Task instructions: State how many lines of the data contain the word "this", and write nothing besides the number.

Materials provided:
○ ○ ○ ○ ○ ○ ○
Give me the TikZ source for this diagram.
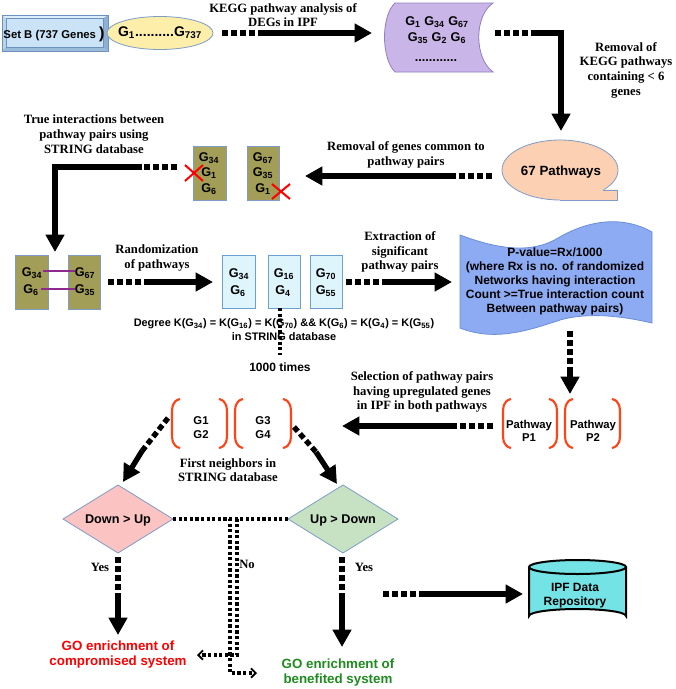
○ ○ ○ ○ ○ ○ ○
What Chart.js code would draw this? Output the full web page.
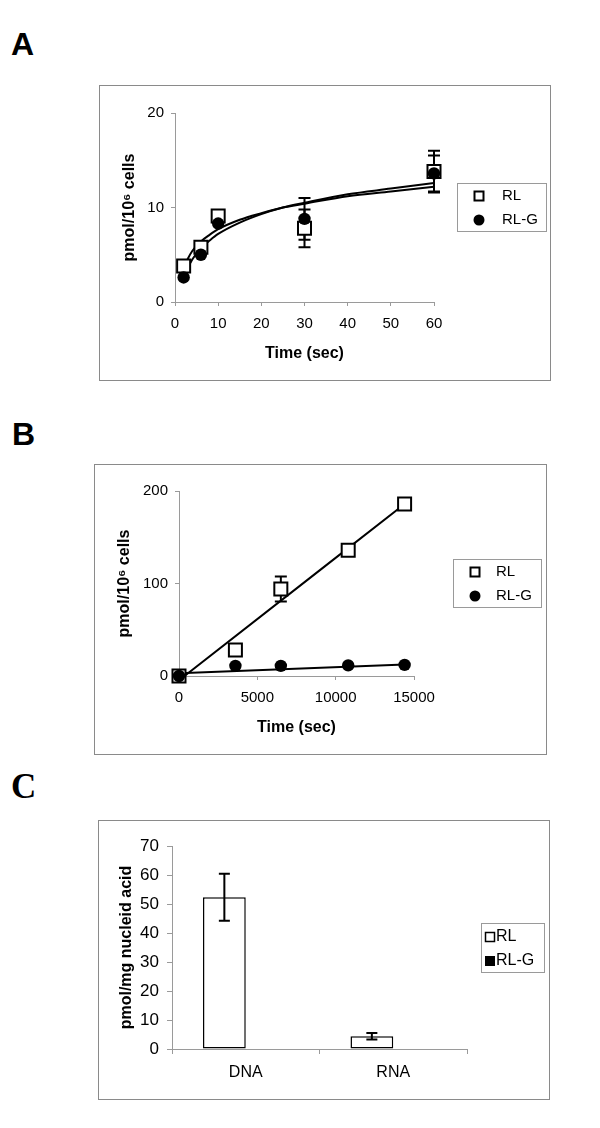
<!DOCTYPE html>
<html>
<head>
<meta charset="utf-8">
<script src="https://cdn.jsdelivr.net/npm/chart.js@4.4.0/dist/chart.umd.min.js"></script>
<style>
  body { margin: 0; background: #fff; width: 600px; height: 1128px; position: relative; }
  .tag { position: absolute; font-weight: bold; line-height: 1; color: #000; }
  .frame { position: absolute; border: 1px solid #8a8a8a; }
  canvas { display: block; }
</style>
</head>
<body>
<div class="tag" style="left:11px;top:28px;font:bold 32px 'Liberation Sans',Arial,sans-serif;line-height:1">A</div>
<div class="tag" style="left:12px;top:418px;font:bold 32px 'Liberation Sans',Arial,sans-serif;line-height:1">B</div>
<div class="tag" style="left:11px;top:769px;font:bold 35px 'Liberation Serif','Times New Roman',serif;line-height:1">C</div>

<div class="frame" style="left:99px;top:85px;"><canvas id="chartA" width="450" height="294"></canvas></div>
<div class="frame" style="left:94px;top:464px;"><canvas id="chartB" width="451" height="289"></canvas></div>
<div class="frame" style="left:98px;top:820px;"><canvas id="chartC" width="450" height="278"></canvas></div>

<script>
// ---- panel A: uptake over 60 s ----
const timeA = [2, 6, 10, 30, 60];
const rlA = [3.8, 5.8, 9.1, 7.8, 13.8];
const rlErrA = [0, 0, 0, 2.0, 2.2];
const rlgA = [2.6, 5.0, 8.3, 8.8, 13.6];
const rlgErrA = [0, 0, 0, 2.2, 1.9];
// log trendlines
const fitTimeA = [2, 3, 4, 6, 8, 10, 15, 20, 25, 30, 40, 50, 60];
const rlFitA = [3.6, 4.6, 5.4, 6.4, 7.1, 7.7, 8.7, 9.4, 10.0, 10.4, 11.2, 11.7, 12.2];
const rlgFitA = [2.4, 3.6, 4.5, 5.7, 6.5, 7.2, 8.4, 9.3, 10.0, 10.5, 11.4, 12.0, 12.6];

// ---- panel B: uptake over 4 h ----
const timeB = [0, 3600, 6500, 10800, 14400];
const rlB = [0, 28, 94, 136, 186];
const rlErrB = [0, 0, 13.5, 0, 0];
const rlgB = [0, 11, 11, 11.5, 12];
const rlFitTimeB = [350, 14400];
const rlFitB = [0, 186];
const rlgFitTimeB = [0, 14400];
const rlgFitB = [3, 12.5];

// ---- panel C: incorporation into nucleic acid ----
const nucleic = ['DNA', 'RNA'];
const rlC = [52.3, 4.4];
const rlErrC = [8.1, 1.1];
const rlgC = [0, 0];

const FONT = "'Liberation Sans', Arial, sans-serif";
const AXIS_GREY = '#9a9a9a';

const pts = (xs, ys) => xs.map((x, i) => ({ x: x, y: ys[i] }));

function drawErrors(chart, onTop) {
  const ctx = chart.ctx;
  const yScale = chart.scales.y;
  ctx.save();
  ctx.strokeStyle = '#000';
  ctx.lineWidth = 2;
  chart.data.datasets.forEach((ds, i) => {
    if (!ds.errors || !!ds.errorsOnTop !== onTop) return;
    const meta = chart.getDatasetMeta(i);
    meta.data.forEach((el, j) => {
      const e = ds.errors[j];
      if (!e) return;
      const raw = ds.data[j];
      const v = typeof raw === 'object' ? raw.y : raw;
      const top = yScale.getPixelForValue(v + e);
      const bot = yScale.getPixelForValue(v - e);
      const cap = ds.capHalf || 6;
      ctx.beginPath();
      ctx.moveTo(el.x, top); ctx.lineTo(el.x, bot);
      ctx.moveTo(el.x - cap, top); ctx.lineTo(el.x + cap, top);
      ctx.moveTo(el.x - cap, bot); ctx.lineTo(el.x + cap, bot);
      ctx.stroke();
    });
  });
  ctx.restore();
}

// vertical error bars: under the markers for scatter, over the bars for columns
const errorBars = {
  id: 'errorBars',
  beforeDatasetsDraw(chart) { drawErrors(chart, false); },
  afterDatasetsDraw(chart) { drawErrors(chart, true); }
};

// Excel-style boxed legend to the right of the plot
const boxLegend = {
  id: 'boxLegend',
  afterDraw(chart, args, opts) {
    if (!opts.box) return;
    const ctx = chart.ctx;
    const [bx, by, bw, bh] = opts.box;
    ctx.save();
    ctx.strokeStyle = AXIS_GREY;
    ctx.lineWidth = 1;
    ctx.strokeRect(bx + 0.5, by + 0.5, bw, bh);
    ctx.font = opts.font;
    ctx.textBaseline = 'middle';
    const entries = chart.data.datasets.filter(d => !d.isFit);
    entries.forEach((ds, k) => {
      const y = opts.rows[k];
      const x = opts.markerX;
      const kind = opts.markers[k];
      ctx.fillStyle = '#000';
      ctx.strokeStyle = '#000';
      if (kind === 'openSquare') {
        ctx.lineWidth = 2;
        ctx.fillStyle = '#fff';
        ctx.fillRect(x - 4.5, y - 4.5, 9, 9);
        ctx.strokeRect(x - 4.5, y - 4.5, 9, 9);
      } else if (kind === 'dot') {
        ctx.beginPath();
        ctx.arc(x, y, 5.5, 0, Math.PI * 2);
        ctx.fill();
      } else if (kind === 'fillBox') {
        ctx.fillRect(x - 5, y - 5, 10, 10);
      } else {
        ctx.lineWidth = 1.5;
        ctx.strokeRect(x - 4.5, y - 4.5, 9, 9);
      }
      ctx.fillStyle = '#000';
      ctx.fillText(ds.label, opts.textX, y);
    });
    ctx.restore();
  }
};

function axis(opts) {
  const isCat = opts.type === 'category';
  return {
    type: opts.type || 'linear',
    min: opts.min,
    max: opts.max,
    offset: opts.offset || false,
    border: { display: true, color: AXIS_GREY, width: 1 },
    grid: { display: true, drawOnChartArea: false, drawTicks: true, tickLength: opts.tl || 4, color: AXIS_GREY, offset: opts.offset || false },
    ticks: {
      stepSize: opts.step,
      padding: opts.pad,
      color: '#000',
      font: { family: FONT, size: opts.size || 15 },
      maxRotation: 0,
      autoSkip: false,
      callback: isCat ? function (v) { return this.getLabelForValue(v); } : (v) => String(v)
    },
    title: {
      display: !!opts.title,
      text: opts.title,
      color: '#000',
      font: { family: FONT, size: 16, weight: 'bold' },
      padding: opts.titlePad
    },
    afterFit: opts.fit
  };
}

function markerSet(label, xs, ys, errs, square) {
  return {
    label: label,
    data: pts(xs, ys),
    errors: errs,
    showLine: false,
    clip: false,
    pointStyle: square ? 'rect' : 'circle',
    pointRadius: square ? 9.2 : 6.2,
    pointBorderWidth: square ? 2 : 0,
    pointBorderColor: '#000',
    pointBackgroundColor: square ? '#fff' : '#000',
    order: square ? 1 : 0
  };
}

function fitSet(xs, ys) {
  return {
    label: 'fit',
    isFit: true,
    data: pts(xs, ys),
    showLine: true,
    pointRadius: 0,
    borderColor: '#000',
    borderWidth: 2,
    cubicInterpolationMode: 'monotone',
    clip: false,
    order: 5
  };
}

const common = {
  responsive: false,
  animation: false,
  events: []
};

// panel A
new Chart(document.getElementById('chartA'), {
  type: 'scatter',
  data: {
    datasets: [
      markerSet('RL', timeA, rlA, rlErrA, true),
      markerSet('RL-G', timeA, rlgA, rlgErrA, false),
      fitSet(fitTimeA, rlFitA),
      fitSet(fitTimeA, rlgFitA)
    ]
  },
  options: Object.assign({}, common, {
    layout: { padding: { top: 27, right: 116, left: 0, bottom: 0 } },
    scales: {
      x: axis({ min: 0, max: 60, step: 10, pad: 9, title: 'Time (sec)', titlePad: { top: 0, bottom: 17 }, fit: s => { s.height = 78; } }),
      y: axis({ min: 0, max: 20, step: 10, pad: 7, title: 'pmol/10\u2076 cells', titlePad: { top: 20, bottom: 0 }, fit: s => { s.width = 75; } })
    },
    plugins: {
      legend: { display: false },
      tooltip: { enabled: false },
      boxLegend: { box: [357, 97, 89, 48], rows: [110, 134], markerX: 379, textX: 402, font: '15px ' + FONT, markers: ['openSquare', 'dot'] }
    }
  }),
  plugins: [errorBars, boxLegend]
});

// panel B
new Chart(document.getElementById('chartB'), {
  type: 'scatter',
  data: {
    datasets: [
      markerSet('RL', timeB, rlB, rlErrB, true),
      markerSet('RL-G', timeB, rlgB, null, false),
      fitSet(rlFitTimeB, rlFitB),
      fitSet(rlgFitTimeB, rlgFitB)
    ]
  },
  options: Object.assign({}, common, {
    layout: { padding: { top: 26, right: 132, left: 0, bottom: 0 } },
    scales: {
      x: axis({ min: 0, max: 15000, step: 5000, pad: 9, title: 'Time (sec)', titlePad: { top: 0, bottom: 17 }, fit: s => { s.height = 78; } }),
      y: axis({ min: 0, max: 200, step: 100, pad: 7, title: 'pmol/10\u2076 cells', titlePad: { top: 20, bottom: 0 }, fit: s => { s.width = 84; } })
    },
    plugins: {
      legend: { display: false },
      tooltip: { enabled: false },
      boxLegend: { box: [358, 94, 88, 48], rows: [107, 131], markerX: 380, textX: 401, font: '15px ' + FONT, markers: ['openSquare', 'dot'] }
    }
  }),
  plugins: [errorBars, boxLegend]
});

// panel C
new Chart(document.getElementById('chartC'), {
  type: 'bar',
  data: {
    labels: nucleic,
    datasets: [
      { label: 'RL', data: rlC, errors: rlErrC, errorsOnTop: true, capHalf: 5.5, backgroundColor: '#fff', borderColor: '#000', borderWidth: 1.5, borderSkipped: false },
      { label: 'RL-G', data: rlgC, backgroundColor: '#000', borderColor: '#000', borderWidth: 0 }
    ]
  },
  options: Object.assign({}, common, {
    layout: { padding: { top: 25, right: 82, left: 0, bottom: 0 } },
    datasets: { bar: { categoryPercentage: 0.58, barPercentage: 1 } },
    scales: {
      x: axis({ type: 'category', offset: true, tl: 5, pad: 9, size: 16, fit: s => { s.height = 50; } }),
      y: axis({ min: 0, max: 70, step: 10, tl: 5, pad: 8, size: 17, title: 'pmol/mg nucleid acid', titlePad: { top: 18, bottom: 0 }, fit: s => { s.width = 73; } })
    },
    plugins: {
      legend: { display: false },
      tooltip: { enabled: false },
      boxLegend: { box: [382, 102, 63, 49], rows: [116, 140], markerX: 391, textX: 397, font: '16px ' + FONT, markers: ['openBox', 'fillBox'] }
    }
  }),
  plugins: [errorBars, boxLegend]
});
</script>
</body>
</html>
○ ○ ○ ○ ○ ○ ○
Exercise response: 3